"Pan Długosz został na tę okoliczność przesłuchany. Ja nie znam treści przesłuchania, bo ono jest objęte tajemnicą. Wczoraj Długosz złożył oświadczenie, że jest niewinny w tej sprawie. I oczekuję na oficjalne wyjaśnienie tej kwestii" - mówił sekretarz generalny SLD.
Senator SLD Jerzy Suchański w środę zgłosił się do kieleckiej prokuratury i oświadczył, że chce złożyć zeznanie w sprawie starachowickiej. "Będę chciał powiedzieć prokuraturze wszystko, co wiem na ten temat", Jest to moim obowiązkiem - powiedział senator. Podkreślił, że nie zna dotychczasowych zeznań w sprawie przecieku. "Wiem, co wiem i nie wiem, czy to jest nowy ślad".
Tymczasem po trzygodzinnym przesłuchaniu w Prokuraturze Okręgowej w Kielcach senator Suchański wyraził zdziwienie tym, że ujawniono treść jego notatki. Nie chciał jednak potwierdzić, czy wskazał w niej na posła Henryka Długosza jako źródło przecieku. Oznajmił, że padło w niej tylko jedno nazwisko. Przesłuchanie senatora będzie kontynuowane w piątek.
Fakt otrzymania notatki od senatora Suchańskiego potwierdził premier Leszek Miller. Wynika z niej, że szef świętokrzyskiego SLD Henryk Długosz był informatorem Andrzeja Jagiełły w tzw. sprawie starachowickiej. List został przekazany na ręce ministra sprawiedliwości, prokuratora generalnego Grzegorza Kurczuka - oznajmił premier.
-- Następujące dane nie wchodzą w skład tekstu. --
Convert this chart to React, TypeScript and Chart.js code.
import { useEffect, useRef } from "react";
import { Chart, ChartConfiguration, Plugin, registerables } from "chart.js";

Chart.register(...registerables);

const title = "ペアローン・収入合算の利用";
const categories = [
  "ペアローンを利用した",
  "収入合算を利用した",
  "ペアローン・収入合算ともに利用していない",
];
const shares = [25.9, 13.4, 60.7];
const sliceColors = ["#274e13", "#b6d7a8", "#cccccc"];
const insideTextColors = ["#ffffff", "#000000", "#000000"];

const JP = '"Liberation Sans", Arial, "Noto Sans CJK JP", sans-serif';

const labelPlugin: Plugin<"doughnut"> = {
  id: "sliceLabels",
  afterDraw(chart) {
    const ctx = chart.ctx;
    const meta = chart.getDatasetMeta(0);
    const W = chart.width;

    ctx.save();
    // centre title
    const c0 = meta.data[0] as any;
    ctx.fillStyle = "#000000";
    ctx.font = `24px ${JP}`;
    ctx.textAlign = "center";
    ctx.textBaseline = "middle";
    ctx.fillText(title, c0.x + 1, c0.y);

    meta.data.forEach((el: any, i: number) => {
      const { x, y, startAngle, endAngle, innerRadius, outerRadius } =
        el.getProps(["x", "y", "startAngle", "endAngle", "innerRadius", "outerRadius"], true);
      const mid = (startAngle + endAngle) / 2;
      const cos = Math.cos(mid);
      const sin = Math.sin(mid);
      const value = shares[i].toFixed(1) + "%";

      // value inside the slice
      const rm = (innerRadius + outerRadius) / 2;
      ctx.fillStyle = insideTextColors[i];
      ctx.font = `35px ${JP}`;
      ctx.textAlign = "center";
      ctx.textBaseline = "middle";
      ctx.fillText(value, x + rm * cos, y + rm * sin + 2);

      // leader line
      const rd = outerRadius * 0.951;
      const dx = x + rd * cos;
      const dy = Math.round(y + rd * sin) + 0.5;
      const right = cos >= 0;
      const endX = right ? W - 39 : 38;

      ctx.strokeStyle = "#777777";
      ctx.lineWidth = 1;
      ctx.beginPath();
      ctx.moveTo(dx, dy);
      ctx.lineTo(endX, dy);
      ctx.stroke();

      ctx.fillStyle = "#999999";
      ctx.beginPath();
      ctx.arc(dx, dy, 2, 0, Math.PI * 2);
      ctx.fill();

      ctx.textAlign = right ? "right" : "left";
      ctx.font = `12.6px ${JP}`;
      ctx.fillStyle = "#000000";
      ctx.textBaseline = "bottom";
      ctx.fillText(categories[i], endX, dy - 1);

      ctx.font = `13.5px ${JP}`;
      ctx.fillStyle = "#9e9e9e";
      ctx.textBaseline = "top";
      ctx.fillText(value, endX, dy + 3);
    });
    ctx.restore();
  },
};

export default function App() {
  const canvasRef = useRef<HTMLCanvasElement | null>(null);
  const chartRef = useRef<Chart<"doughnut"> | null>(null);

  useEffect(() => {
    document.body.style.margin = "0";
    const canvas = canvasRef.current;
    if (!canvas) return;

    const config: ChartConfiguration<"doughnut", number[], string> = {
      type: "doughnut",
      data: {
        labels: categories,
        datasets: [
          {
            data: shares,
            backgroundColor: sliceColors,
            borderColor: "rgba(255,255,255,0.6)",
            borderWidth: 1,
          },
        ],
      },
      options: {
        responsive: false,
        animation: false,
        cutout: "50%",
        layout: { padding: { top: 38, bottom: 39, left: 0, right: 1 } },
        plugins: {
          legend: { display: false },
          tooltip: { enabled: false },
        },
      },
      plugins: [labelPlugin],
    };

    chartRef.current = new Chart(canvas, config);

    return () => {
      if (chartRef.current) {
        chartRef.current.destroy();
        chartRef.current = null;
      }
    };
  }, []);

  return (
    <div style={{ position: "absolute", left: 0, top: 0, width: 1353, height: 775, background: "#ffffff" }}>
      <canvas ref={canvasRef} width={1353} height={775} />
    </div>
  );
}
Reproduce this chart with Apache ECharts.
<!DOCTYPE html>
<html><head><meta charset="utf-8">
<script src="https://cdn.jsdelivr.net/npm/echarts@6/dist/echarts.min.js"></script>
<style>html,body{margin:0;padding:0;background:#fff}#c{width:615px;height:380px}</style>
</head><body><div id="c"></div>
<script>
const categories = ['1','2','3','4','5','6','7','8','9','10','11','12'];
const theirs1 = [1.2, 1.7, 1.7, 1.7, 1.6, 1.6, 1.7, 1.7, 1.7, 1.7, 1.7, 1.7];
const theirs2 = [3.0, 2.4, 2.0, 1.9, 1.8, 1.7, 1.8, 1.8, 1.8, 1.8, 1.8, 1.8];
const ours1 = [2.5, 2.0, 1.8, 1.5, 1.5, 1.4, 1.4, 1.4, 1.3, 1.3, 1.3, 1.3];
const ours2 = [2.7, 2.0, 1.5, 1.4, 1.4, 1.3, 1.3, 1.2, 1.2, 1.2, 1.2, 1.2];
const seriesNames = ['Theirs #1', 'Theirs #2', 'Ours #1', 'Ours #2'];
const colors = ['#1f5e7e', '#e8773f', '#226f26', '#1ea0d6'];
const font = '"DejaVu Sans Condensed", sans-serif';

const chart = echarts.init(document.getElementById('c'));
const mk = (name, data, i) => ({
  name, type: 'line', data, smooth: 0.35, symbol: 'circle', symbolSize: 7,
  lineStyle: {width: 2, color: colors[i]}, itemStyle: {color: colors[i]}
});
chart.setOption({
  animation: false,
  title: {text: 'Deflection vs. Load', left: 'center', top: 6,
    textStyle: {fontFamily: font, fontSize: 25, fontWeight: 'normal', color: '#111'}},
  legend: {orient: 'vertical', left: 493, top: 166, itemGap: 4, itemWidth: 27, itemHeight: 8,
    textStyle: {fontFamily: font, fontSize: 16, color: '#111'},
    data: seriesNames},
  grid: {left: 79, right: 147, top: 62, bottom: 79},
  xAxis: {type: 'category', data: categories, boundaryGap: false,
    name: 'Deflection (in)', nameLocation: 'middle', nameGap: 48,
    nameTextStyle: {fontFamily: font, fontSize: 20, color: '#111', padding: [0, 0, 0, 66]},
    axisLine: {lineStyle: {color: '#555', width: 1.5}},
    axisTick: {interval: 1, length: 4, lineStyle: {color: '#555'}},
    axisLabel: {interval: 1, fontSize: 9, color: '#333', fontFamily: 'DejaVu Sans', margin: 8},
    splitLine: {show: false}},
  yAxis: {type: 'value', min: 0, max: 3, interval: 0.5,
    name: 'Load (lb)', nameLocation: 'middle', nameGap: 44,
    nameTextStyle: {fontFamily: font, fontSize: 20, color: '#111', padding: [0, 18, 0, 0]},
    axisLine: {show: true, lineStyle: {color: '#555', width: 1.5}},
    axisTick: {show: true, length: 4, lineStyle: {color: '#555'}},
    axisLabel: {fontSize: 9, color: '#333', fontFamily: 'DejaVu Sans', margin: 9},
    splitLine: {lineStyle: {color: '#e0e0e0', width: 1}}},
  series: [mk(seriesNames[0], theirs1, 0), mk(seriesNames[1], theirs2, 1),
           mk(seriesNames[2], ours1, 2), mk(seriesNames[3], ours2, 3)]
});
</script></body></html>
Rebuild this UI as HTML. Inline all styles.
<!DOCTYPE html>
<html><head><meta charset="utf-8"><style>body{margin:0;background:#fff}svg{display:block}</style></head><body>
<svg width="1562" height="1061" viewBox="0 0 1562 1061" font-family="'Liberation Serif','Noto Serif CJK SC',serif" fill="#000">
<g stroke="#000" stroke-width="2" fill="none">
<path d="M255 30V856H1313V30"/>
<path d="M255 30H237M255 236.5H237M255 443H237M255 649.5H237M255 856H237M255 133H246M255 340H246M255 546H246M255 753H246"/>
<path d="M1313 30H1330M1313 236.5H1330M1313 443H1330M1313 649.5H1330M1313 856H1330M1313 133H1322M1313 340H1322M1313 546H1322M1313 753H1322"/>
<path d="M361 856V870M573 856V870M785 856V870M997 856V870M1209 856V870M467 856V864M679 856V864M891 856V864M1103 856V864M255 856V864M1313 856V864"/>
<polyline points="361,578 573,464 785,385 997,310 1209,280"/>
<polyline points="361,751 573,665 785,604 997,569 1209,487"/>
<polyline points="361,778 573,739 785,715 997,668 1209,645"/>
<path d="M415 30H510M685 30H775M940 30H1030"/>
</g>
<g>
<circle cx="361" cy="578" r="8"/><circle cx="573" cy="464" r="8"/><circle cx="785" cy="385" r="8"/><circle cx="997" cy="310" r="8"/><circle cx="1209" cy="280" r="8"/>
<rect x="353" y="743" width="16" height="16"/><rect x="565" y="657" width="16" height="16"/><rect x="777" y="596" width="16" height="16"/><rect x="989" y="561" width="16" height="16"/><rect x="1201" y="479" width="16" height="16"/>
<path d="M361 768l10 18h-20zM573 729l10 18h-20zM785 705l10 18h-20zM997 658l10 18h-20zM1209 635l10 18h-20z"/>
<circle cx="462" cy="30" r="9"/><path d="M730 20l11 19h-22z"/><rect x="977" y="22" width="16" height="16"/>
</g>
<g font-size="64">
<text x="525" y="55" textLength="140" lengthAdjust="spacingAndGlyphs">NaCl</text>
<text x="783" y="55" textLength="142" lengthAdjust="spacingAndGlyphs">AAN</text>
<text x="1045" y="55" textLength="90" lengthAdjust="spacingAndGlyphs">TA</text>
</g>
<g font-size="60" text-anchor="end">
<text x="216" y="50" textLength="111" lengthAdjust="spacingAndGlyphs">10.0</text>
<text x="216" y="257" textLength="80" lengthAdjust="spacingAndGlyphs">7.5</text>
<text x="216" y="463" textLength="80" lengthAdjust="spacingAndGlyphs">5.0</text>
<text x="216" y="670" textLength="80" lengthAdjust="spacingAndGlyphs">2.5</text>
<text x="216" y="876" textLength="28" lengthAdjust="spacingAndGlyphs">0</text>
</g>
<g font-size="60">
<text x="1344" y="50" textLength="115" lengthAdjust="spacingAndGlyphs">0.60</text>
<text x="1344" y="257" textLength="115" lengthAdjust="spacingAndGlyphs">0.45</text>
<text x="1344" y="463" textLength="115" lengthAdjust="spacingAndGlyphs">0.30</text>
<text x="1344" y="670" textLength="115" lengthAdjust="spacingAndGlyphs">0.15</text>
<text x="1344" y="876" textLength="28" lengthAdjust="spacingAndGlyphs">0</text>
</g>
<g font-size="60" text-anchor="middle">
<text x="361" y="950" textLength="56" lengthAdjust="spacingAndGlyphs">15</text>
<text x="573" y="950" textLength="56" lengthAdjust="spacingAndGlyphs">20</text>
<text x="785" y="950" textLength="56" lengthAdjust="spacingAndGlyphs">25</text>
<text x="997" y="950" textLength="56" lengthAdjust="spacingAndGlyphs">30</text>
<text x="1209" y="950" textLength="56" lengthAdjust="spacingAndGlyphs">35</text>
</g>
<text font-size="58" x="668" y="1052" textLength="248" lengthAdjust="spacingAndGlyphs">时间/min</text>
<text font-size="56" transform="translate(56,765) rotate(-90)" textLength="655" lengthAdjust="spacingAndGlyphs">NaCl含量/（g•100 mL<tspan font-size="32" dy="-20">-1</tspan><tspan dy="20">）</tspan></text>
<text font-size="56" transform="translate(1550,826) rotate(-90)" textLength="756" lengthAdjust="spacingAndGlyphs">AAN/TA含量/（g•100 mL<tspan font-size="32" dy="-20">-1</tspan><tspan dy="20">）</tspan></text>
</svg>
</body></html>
4 lipca "Rzeczpospolita" poinformowała, że z policyjnego podsłuchu wynika, iż były już poseł SLD Andrzej Jagiełło zadzwonił do jednego ze starachowickich samorządowców i ostrzegł go przed planowaną akcją Centralnego Biura Śledczego. Miał się przy tym powołać na informacje uzyskane od wiceministra spraw wewnętrznych Zbigniewa Sobotki.
Starachowicki starosta i ówczesny wiceprzewodniczący rady (obaj z SLD) zostali wraz z kilkunastoma innymi osobami zatrzymani w marcu przez CBŚ, a następnie aresztowani przez sąd. Prokuratura Okręgowa w Kielcach oskarżyła starostę Mieczysława S. o usiłowanie wyłudzenia odszkodowania za rzekomo skradziony samochód, a Marka B. o wyłudzenie odszkodowania oraz łapówkarstwo.
Po publikacji "Rzeczpospolitej" prokuratura postawiła w ubiegłą środę Jagielle zarzut utrudniania postępowania.
Tymczasem Długosz, którego niektórzy działacze SLD obarczają odpowiedzialnością za to, że nie reagował na sygnały, iż źle się dzieje w starachowickim SLD, po środowej wojewódzkiej radzie tej partii utrzymał się na stanowisku przewodniczącego organizacji wojewódzkiej i - jak twierdzi - nie zamierza z tej funkcji rezygnować.